The fourth stage is import clearance and duty handling. This is the point where bad assumptions surface. Incorrect product classification, undervalued invoices, or poor packaging descriptions can trigger inspection or reassessment, and the buyer ends up paying storage while arguing over paperwork.
The fifth stage is destination fulfillment and final delivery. This is where customer experience is won or lost. A package that arrived internationally on time can still disappoint if domestic handoff is slow, if appointment delivery is not available, or if the goods need special handling that was never arranged.
Once buyers map their orders this way, delays feel less mysterious. Instead of saying shipping was slow, they can identify whether the problem came from seller release, export intake, line haul, customs, or last mile. That level of visibility changes the conversation with carriers and vendors because vague complaints turn into fixable process issues.
DAP, country risk, and the traps that only appear later.
DAP can look attractive because it simplifies the buying conversation. The seller arranges transport to the named place, and the buyer receives something closer to an all in shipment plan. On paper, this reduces coordination work. In practice, it can hide where responsibility becomes expensive.
Under DAP, the buyer still needs to understand import side obligations, customs readiness, and destination charges that may not be obvious during quotation. If the shipment reaches the destination country but customs documents are incomplete, the cargo does not care that the commercial term looked simple. Storage, inspection, and delay costs still accumulate, and they usually accumulate on the buyer side.
This becomes sharper in higher risk destinations or regulated routes. Russia export is a good example of a lane where sanctions, banking friction, document review, and route changes can alter feasibility quickly. A shipper that sounds confident in a sales call may still need to reroute, recheck commodity eligibility, or reject certain cargo after booking.
Export packaging also matters more than many buyers think. In heavy or fragile cargo, a weak carton is not just a damage risk. It can change stackability, handling method, and claim acceptance later. The same logic applies to warehouse location. A warehouse in Pocheon or another inland node might offer cheaper storage, but if truck access, cutoff timing, or airport and port connectivity are poor, the saving can disappear in transfer delays.

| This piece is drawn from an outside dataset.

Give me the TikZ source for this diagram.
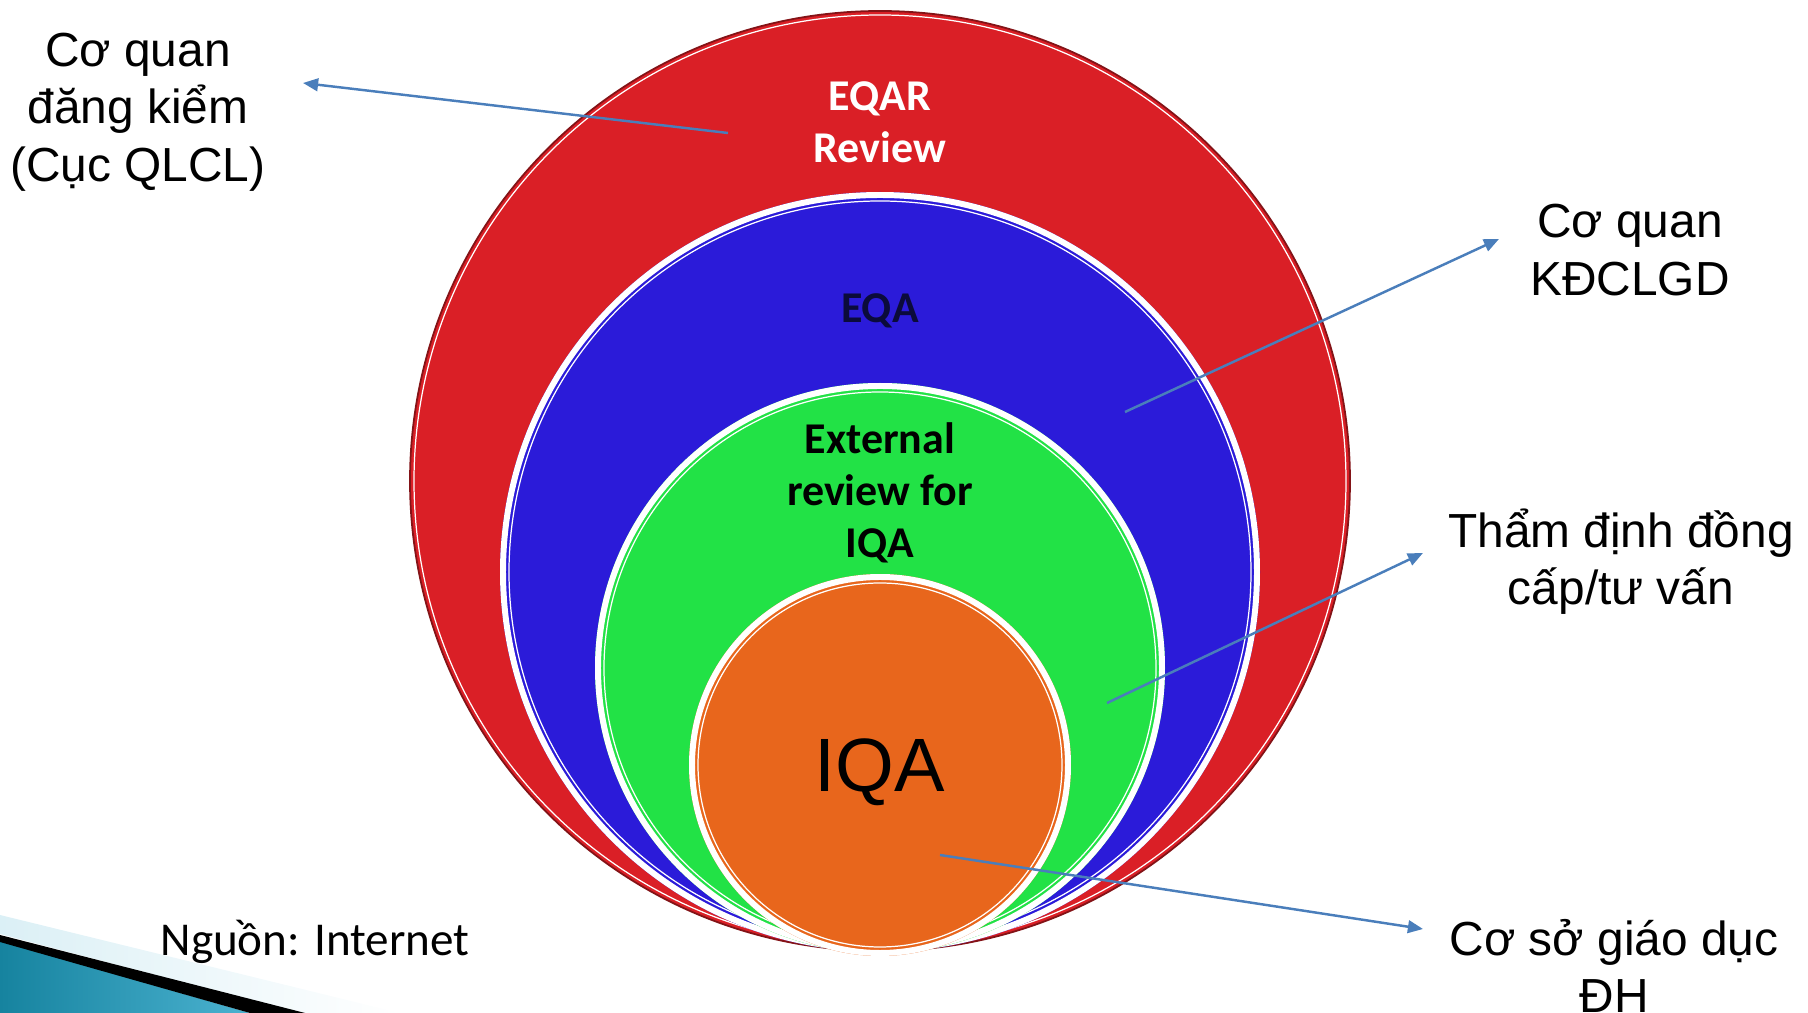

Energy costs push on this system from the outside as well. When fuel markets become unstable, transport providers adjust surcharges, line haul rates move, and some routes lose schedule reliability. Buyers do not need to track oil markets every day, but they do need to understand why a freight quote from two weeks ago is sometimes no longer usable.
The useful takeaway is not that direct purchase needs a giant logistics setup. It is that buyers with repeated orders, bulky goods, or strict delivery promises benefit the most from learning the chain in detail. If you only buy one or two lightweight items a year, a simple parcel service is often enough. If your orders are growing and you still choose shipping the way casual shoppers do, the next step is not finding a cheaper quote. It is auditing your last three shipments and identifying where time and money were quietly lost.